CONSCIÊNCIA, TRANSFORMAÇÃO, AÇÃO
Seres um Líder e Profissional que domina este novo jogo do TETRIS e do BANI implica sincronizaresHEAD, HEART e HANDS:
- HEAD trata de imaginar o futuro, explorar o presente e ecossistemas, definir prioridades e alinhar as competências e talentos próprios e dos outros para se trilhar o melhor caminho;
- HEART é sobre sentirmos a firmeza, vontade, energia para aceitarmos “enfrentar” da melhor forma possível os desafios e aproveitar entusiasticamente as oportunidades;
- HANDS anima o dar forma, o executar, iterar com foco e agilidade simultâneos.
Este 3H (Head, Heart, Hands), que vi pela primeira vez num trabalho de pesquisa da BCG, pressupõe uma abordagem:
Deliberada e formal – para garantir que todos os intervenientes estão no mesmo comprimento de onda;
Equilibrada – para que se possa dar a importância adequada a cada elemento, contexto, estímulo e decisão;
Disciplinada – porque transformar hábitos e emoções “antigas” em outras mais reais e contemporâneas demora o seu tempo;
Integrada – para que os talentos, processos, know-how e criatividade das pessoas não sejam barricadas em departamentos organizacionais, mas sim utilizadas de forma holística, desenhadas à medida, fomentando a sua interligação e reforço mútuos.

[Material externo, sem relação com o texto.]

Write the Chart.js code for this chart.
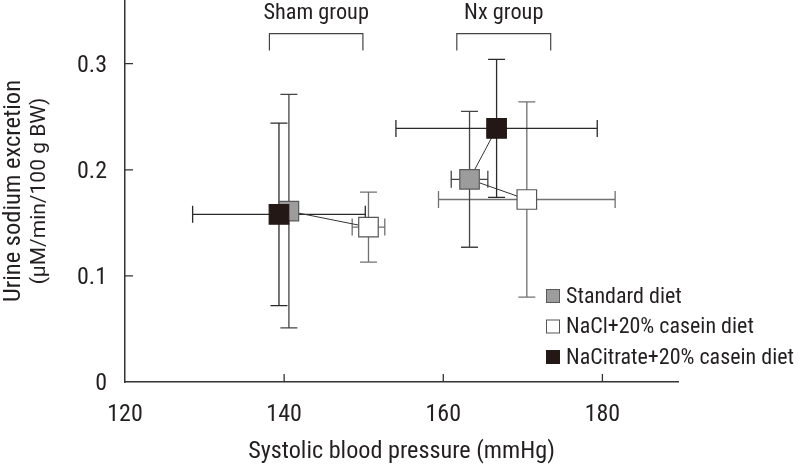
<!DOCTYPE html>
<html><head><meta charset="utf-8">
<script src="https://cdn.jsdelivr.net/npm/chart.js@4/dist/chart.umd.min.js"></script>
<style>html,body{margin:0;padding:0;background:#fff}#wrap{width:798px;height:467px;position:relative}</style>
</head><body><div id="wrap"><canvas id="c"></canvas></div>
<script>
// ---- data (per group: [Sham, Nx]) ----
const groups = ['Sham group', 'Nx group'];
const diets = ['Standard diet', 'NaCl+20% casein diet', 'NaCitrate+20% casein diet'];
const standardBP = [140.6, 163.3];
const standardBPErr = [0.6, 2.3];
const standardNa = [0.161, 0.191];
const standardNaErr = [0.110, 0.064];
const naclBP = [150.6, 170.5];
const naclBPErr = [2.05, 11.1];
const naclNa = [0.146, 0.172];
const naclNaErr = [0.033, 0.092];
const citrateBP = [139.35, 166.7];
const citrateBPErr = [10.85, 12.65];
const citrateNa = [0.158, 0.239];
const citrateNaErr = [0.086, 0.065];
const xTicks = [120, 140, 160, 180];
const yTicks = [0, 0.1, 0.2, 0.3];
const bracketFrom = [138.15, 161.7];
const bracketTo = [149.9, 173.5];

const FONT = '"Roboto Condensed", "DejaVu Sans Condensed", sans-serif';
const FONT2 = 'Roboto, "Roboto Condensed", sans-serif';
const TXT = '#231f20';

const series = [
  {label: diets[2], bp: citrateBP, bpErr: citrateBPErr, na: citrateNa, naErr: citrateNaErr, fill: '#231815', border: '#231815', err: '#2a2a2a', order: 1},
  {label: diets[0], bp: standardBP, bpErr: standardBPErr, na: standardNa, naErr: standardNaErr, fill: '#9c9c9c', border: '#5a5a5a', err: '#444444', order: 2},
  {label: diets[1], bp: naclBP, bpErr: naclBPErr, na: naclNa, naErr: naclNaErr, fill: '#ffffff', border: '#555555', err: '#707070', order: 3}
];

const pointSets = series.map(s => ({
  type: 'scatter', label: s.label, order: s.order,
  data: s.bp.map((v, i) => ({x: v, y: s.na[i]})),
  pointStyle: 'rect', pointRadius: 13.8, pointHoverRadius: 13.8,
  backgroundColor: s.fill, borderColor: s.border, borderWidth: 1.2
}));
const lineSets = groups.map((g, gi) => ({
  type: 'line', label: g, order: 4,
  data: [series[0], series[1], series[2]].map(s => ({x: s.bp[gi], y: s.na[gi]})),
  showLine: true, pointRadius: 0, borderColor: '#333', borderWidth: 1, fill: false, tension: 0
}));

const errorBars = {
  id: 'errorBars',
  beforeDatasetsDraw(chart) {
    const {ctx, scales: {x, y}} = chart;
    const cap = 8.5;
    [...series].reverse().forEach(s => {
      ctx.save();
      ctx.strokeStyle = s.err; ctx.lineWidth = 1.3;
      s.bp.forEach((bx, i) => {
        const px = x.getPixelForValue(bx), py = y.getPixelForValue(s.na[i]);
        const l = x.getPixelForValue(bx - s.bpErr[i]), r = x.getPixelForValue(bx + s.bpErr[i]);
        const t = y.getPixelForValue(s.na[i] + s.naErr[i]), b = y.getPixelForValue(s.na[i] - s.naErr[i]);
        ctx.beginPath();
        ctx.moveTo(l, py); ctx.lineTo(r, py);
        ctx.moveTo(l, py - cap); ctx.lineTo(l, py + cap);
        ctx.moveTo(r, py - cap); ctx.lineTo(r, py + cap);
        ctx.moveTo(px, t); ctx.lineTo(px, b);
        ctx.moveTo(px - cap, t); ctx.lineTo(px + cap, t);
        ctx.moveTo(px - cap, b); ctx.lineTo(px + cap, b);
        ctx.stroke();
      });
      ctx.restore();
    });
  }
};

const decor = {
  id: 'decor',
  afterDraw(chart) {
    const {ctx, scales: {x, y}, chartArea: ca} = chart;
    ctx.save();
    ctx.strokeStyle = '#333'; ctx.lineWidth = 1.3;
    ctx.beginPath();
    yTicks.forEach(v => { if (v === 0) return; const p = y.getPixelForValue(v); ctx.moveTo(ca.left, p); ctx.lineTo(ca.left + 8, p); });
    xTicks.forEach(v => { if (v === 120) return; const p = x.getPixelForValue(v); ctx.moveTo(p, ca.bottom); ctx.lineTo(p, ca.bottom - 8); });
    ctx.stroke();
    ctx.strokeStyle = '#444'; ctx.lineWidth = 1.2;
    groups.forEach((g, i) => {
      const l = x.getPixelForValue(bracketFrom[i]), r = x.getPixelForValue(bracketTo[i]);
      const top = y.getPixelForValue(0.3283), bot = y.getPixelForValue(0.3123);
      ctx.beginPath();
      ctx.moveTo(l, bot); ctx.lineTo(l, top); ctx.lineTo(r, top); ctx.lineTo(r, bot);
      ctx.stroke();
      ctx.fillStyle = TXT; ctx.font = '22.3px ' + FONT;
      ctx.textAlign = 'center'; ctx.textBaseline = 'middle';
      ctx.fillText(g, (l + r) / 2, y.getPixelForValue(0.3478));
    });
    ctx.fillStyle = TXT; ctx.textAlign = 'center'; ctx.textBaseline = 'middle';
    ctx.translate(0, 191); ctx.rotate(-Math.PI / 2);
    ctx.font = '24.5px ' + FONT; ctx.fillText('Urine sodium excretion', 0, 14);
    ctx.font = '21px ' + FONT2; ctx.fillText('(μM/min/100 g BW)', 0, 40);
    ctx.restore();
    ctx.save();
    const lx = 546, rows = [296, 326.5, 357], order = [1, 2, 0];
    ctx.font = '22px ' + FONT; ctx.textBaseline = 'middle'; ctx.textAlign = 'left';
    order.forEach((si, k) => {
      const s = series[si];
      ctx.fillStyle = s.fill; ctx.fillRect(lx, rows[k] - 7, 14, 14);
      ctx.strokeStyle = s.border; ctx.lineWidth = 1; ctx.strokeRect(lx + 0.5, rows[k] - 6.5, 13, 13);
      ctx.fillStyle = TXT; ctx.fillText(s.label, lx + 20, rows[k] + 1);
    });
    ctx.restore();
  }
};

new Chart(document.getElementById('c'), {
  data: {datasets: [...pointSets, ...lineSets]},
  options: {
    responsive: true, maintainAspectRatio: false, animation: false,
    layout: {autoPadding: false, padding: {top: 0, right: 120, bottom: 0, left: 0}},
    plugins: {legend: {display: false}, tooltip: {enabled: false}},
    scales: {
      x: {
        type: 'linear', min: 120, max: 189.5,
        afterBuildTicks: s => { s.ticks = xTicks.map(v => ({value: v})); },
        afterFit: s => { s.height = 85; s.paddingLeft = 0; s.paddingRight = 0; },
        grid: {display: false, drawTicks: false},
        border: {display: true, color: '#333', width: 1.5},
        ticks: {padding: 19, color: TXT, font: {family: FONT, size: 24}, maxRotation: 0},
        title: {display: true, text: 'Systolic blood pressure (mmHg)', color: TXT, font: {family: FONT, size: 24.2}, padding: {top: 0, bottom: 1}}
      },
      y: {
        type: 'linear', min: 0, max: 0.36,
        afterBuildTicks: s => { s.ticks = yTicks.map(v => ({value: v})); },
        afterFit: s => { s.width = 125; s.paddingTop = 0; s.paddingBottom = 0; },
        grid: {display: false, drawTicks: false},
        border: {display: true, color: '#333', width: 1.5},
        ticks: {padding: 18, labelOffset: 2, color: TXT, font: {family: FONT, size: 24}, callback: v => (v === 0 ? '0' : v.toFixed(1))}
      }
    }
  },
  plugins: [errorBars, decor]
});
</script></body></html>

Cabe-nos a nós criar uma tela onde estejam representadas a realidade e a visão positiva das coisas da forma mais concreta possível.
E isto passa por trazer clareza à nossa mente, aceitação para as nossas emoções e foco para a nossa energia de ação. Desde ponto de partida certamente surgem aspetos positivos, oportunidades, novas aspirações e potencial para ser transformado em performance, metas e resultados. o BANI é apenas um ponto de partida.
Para se materializarem estas coisas todas num registo de Liderança, Gestão e Organizações, continuo a afirmar que uma mescla do Coaching, Design Thinking e Abordagem Agile poderá ser perfeitamente…
Adequado, Suficiente, a Dose Certa. A Abundância customizada em Ti!?
Eu chamo a essa mescla a ENGENHARIA ORGANIZACIONAL.